L’Alpe 85 : éditorial

Lieux de rassemblement séculaire des populations pour échanger, commercer et s’approvisionner, les foires et marchés sont aussi considérés désormais pour leur valeur patrimoniale. En témoigne la récente inscription sur la liste représentative du patrimoine culturel immatériel de l’humanité de la fête des Vignerons de Vevey, née en Suisse en 1797, qui rejoint la Houtem Jaarmarkt, foire annuelle d’hiver et marché aux bestiaux de Houtem-Saint-Liévin en Belgique. L’Unesco valorise ainsi les traditions et l’ancienneté d’un événement qui revêt aussi une incontestable dimension artistique.

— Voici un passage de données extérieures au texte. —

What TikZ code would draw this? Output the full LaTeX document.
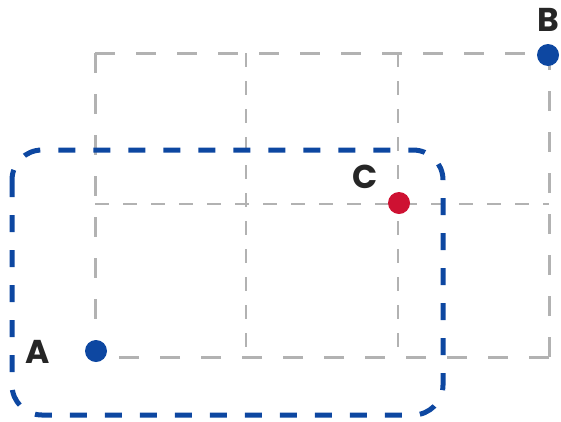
\documentclass[tikz,border=0pt]{standalone}
\usepackage{fontspec}
\setmainfont{Poppins}
\begin{document}
\begin{tikzpicture}[x=1pt,y=-1pt,
  outer/.style={draw=grayline,line width=3pt,dash pattern=on 20pt off 21pt},
  inner/.style={draw=grayline,line width=1.7pt,dash pattern=on 14pt off 14pt},
  region/.style={draw=blueA,line width=5pt,dash pattern=on 17pt off 18pt,rounded corners=30pt},
  dot/.style={circle,inner sep=0pt,minimum size=22pt},
  lbl/.style={font=\fontsize{33}{36}\selectfont\bfseries,text=labelc,inner sep=0pt}]
\definecolor{grayline}{RGB}{178,178,178}
\definecolor{blueA}{RGB}{13,71,161}
\definecolor{redC}{RGB}{206,17,50}
\definecolor{labelc}{RGB}{38,38,38}
\useasboundingbox (0,0) rectangle (561,421);
% grid corner coordinates
\coordinate (tl) at (95,53);
\coordinate (tr) at (549,53);
\coordinate (bl) at (95,357);
\coordinate (br) at (549,357);
\coordinate (v1t) at (246,53);
\coordinate (v1b) at (246,357);
\coordinate (v2t) at (398,53);
\coordinate (v2b) at (398,357);
\coordinate (hl) at (95,204);
\coordinate (hr) at (549,204);
% inner grid
\draw[inner] (v1t) -- (v1b);
\draw[inner] (v2t) -- (v2b);
\draw[inner] (hl) -- (hr);
% outer frame
\draw[outer] (tl) -- (tr);
\draw[outer] (tl) -- (bl);
\draw[outer] (br) -- (bl);
\draw[outer] (br) -- (tr);
% blue region
\draw[region] (12,150) rectangle (443,415);
% points
\node[dot,fill=blueA] (A) at (96,351) {};
\node[dot,fill=blueA] (B) at (548,55) {};
\node[dot,fill=redC] (C) at (399,203) {};
\node[lbl] (Al) at (38,352) {A};
\node[lbl] (Bl) at (548,20) {B};
\node[lbl] (Cl) at (365,177) {C};
\end{tikzpicture}
\end{document}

Si bon nombre de ces rendez-vous ont disparu au fil du temps, certains ont acquis une remarquable longévité, telle la foire de Beaucroissant en Isère dont l’origine remonterait à 1219, il y a tout juste huit cents ans  ! Avant le développement des voies de communication, ils constituent des moments incontournables de la vie économique et sociale. À lui seul, le Dauphiné compte au XVIIIe siècle une quarantaine de marchés dont la taille est notable et… quatre cent quarante quatre foires recensées en 1730. Toutes sortes de denrées et de produits sont proposés aux populations. Ainsi, ces improbables acciugai piémontais, originaires du val Maira, proche de Cuneo, région spécialisée dans le commerce de poissons conservés dans du sel.

Hier comme aujourd’hui, dans les Alpes et ailleurs, les foires et marchés sont aussi de véritables vecteurs de sociabilité et assurent une relation de proximité entre les individus à l’ère de la grande distribution et de la consommation de masse. Dans le domaine alimentaire, en particulier, les petits producteurs-commerçants peuvent offrir une assurance de qualité face aux logiques industrielles. Tandis que la population se fait plus exigeante sur l’origine des produits qu’elle achète, ces rassemblements semblent avoir de beaux jours devant eux.

Ce numéro de L’Alpe s’ouvre comme à l’habitude à bien d’autres thèmes et souligne notamment la patrimonialisation de la montagne et des espaces alpins. En atteste l’inscription sur cette même liste du patrimoine culturel immatériel de « la gestion du danger d’avalanches ». Au-delà des interrogations que peut susciter cette volonté de valoriser ainsi de plus en plus largement nos pratiques sociétales, l’occasion est belle de revenir sur le rapport que les populations des Alpes entretiennent avec leur environnement naturel dans la prévention des risques. Les connaissances scientifiques sont ainsi croisées avec des savoirs traditionnels pour favoriser la compréhension de ces phénomènes  ; démontrant une fois encore l’indispensable usage de la mémoire et de l’histoire pour le temps présent.